>>
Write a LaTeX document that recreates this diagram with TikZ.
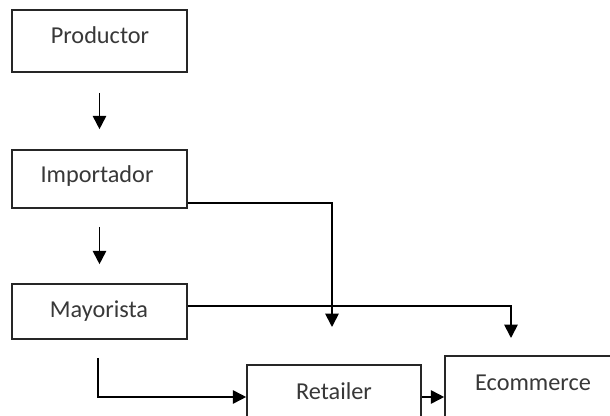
\documentclass[tikz,border=0pt]{standalone}
\usepackage{fontspec}
\setmainfont{Carlito}
\usetikzlibrary{arrows.meta,calc}
\begin{document}
\begin{tikzpicture}[x=0.75pt,y=-0.75pt,
 box/.style={draw=black!85, line width=1.2pt, rectangle, inner sep=0pt},
 lbl/.style={text=black!78, font=\fontsize{18.2}{21}\selectfont, anchor=base, inner sep=0pt},
 arr/.style={draw=black, line width=1.3pt, -{Triangle[width=10pt,length=10pt]}}]
\useasboundingbox (0,0) rectangle (610,416);
\clip (0,0) rectangle (610,416);
\fill[white] (0,0) rectangle (610,416);
% boxes
\node[box, minimum width=131.25pt, minimum height=46.5pt] (prod) at (99.5,41) {};
\node[box, minimum width=131.25pt, minimum height=43.5pt] (imp) at (99.5,179) {};
\node[box, minimum width=131.25pt, minimum height=41.25pt] (may) at (99.5,311.5) {};
\node[box, minimum width=130.5pt, minimum height=48pt] (ret) at (334,397) {};
\node[box, minimum width=135pt, minimum height=61.5pt] (ecom) at (535,397) {};
% labels
\node[lbl] (lprod) at (100,44) {Productor};
\node[lbl] (limp) at (97,183) {Importador};
\node[lbl] (lmay) at (99,318) {Mayorista};
\node[lbl] (lret) at (334,399) {Retailer};
\node[lbl] (lecom) at (533,390) {Ecommerce};
% connector ends
\coordinate (t1) at (332,327);
\coordinate (t2) at (511,338);
\coordinate (s3) at (98,358);
% connectors
\draw[arr, shorten <=15pt, shorten >=15pt] (prod.south) -- (imp.north);
\draw[arr, shorten <=13.5pt, shorten >=14.25pt] (imp.south) -- (may.north);
\draw[arr] ([yshift=4.5pt]imp.south east) -| (t1);
\draw[arr] ([yshift=4.1pt]may.east) -| (t2);
\draw[arr] (s3) |- (ret.west);
\draw[arr] (ret.east) -- (ecom.west);
\end{tikzpicture}
\end{document}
<<
== Task details ==
Repeat the material above word for word, please, apart from its images.

== Expected answer ==
Write a LaTeX document that recreates this diagram with TikZ.
\documentclass[tikz,border=0pt]{standalone}
\usepackage{fontspec}
\setmainfont{Carlito}
\usetikzlibrary{arrows.meta,calc}
\begin{document}
\begin{tikzpicture}[x=0.75pt,y=-0.75pt,
 box/.style={draw=black!85, line width=1.2pt, rectangle, inner sep=0pt},
 lbl/.style={text=black!78, font=\fontsize{18.2}{21}\selectfont, anchor=base, inner sep=0pt},
 arr/.style={draw=black, line width=1.3pt, -{Triangle[width=10pt,length=10pt]}}]
\useasboundingbox (0,0) rectangle (610,416);
\clip (0,0) rectangle (610,416);
\fill[white] (0,0) rectangle (610,416);
% boxes
\node[box, minimum width=131.25pt, minimum height=46.5pt] (prod) at (99.5,41) {};
\node[box, minimum width=131.25pt, minimum height=43.5pt] (imp) at (99.5,179) {};
\node[box, minimum width=131.25pt, minimum height=41.25pt] (may) at (99.5,311.5) {};
\node[box, minimum width=130.5pt, minimum height=48pt] (ret) at (334,397) {};
\node[box, minimum width=135pt, minimum height=61.5pt] (ecom) at (535,397) {};
% labels
\node[lbl] (lprod) at (100,44) {Productor};
\node[lbl] (limp) at (97,183) {Importador};
\node[lbl] (lmay) at (99,318) {Mayorista};
\node[lbl] (lret) at (334,399) {Retailer};
\node[lbl] (lecom) at (533,390) {Ecommerce};
% connector ends
\coordinate (t1) at (332,327);
\coordinate (t2) at (511,338);
\coordinate (s3) at (98,358);
% connectors
\draw[arr, shorten <=15pt, shorten >=15pt] (prod.south) -- (imp.north);
\draw[arr, shorten <=13.5pt, shorten >=14.25pt] (imp.south) -- (may.north);
\draw[arr] ([yshift=4.5pt]imp.south east) -| (t1);
\draw[arr] ([yshift=4.1pt]may.east) -| (t2);
\draw[arr] (s3) |- (ret.west);
\draw[arr] (ret.east) -- (ecom.west);
\end{tikzpicture}
\end{document}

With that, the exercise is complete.